The secretary of state made clear that full North Korean nuclear disarmament would be the ultimate goal of substantive negotiations. He argued that containment was not an option, as an impoverished North Korea would seek to earn money by selling its nuclear weapons on the black market. “Because we’re dealing with a new leader in North Korea that no one’s ever engaged with. And he clearly is not like his father nor is he like his grandfather, and we don’t know a whole lot about what it will be like to engage with him,” he said.

“I have to understand how do they process, how do they think. Because getting to an agreement, as all of us know, in negotiations means a willingness to talk about a lot of things,” he said.

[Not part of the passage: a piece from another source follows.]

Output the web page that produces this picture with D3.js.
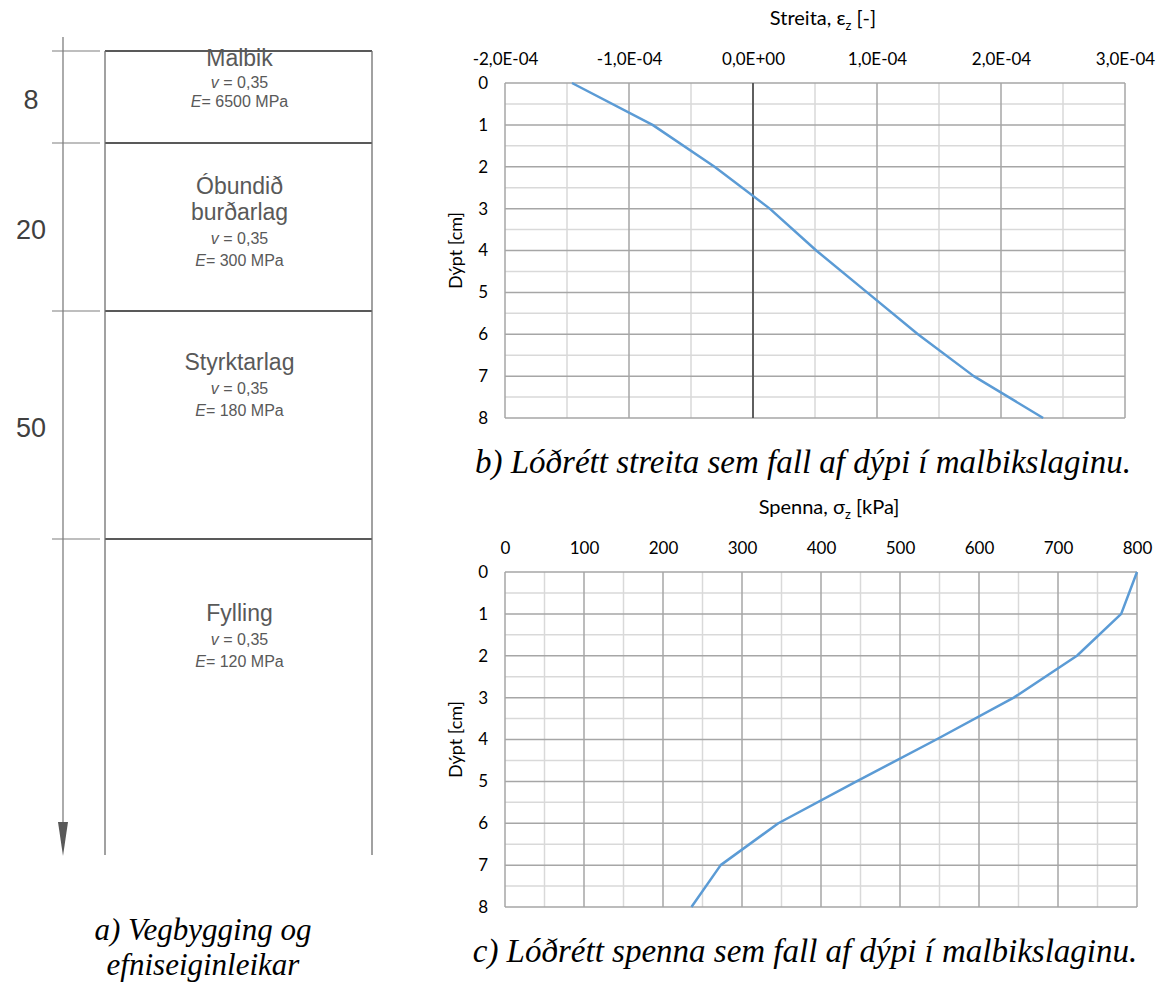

However, he then laid down one condition and said there should be a “period of quiet” in which such preliminary talks could take place. “If there was any condition at all to this, it’s that, look, it’s going to be tough to talk if in the middle of our talks, you decide to test another device. It’s going to be difficult to talk if in the middle of our talks, you decide to fire another one off. So I think they clearly understand that if we’re going to talk, we have to have a period of quiet,” Tillerson said.

North Korea, he noted, can’t be treated like other nuclear weapons states. “Many people have asked the question of, well, why can’t you live with a containment strategy? You lived with it with Russia; you lived with it with China; you lived with it with others,” he said.

“The difference is that the past behaviour of North Korea, it’s clear to us that they would not just use the possession of nuclear weapons as a deterrent. This would become a commercial activity for them. Because we already see elements of it in the commercial marketplace. And in a world we live in today where our greatest threats are non-state actors, we simply cannot accept that,” Tillerson said.

North Korea this year increased the pace of its missile programme. Since February, Pyongyang has fired off 23 missiles. On November 29, the North Korean leader said that his country had achieved full nuclear statehood after what he said was the successful test of a new missile capable of striking anywhere in the United States.

Fears of a catastrophic conflict between the US and North Korea spiked as the leaders of the two nations taunted each other, with the US President calling Kim “Rocket Man.”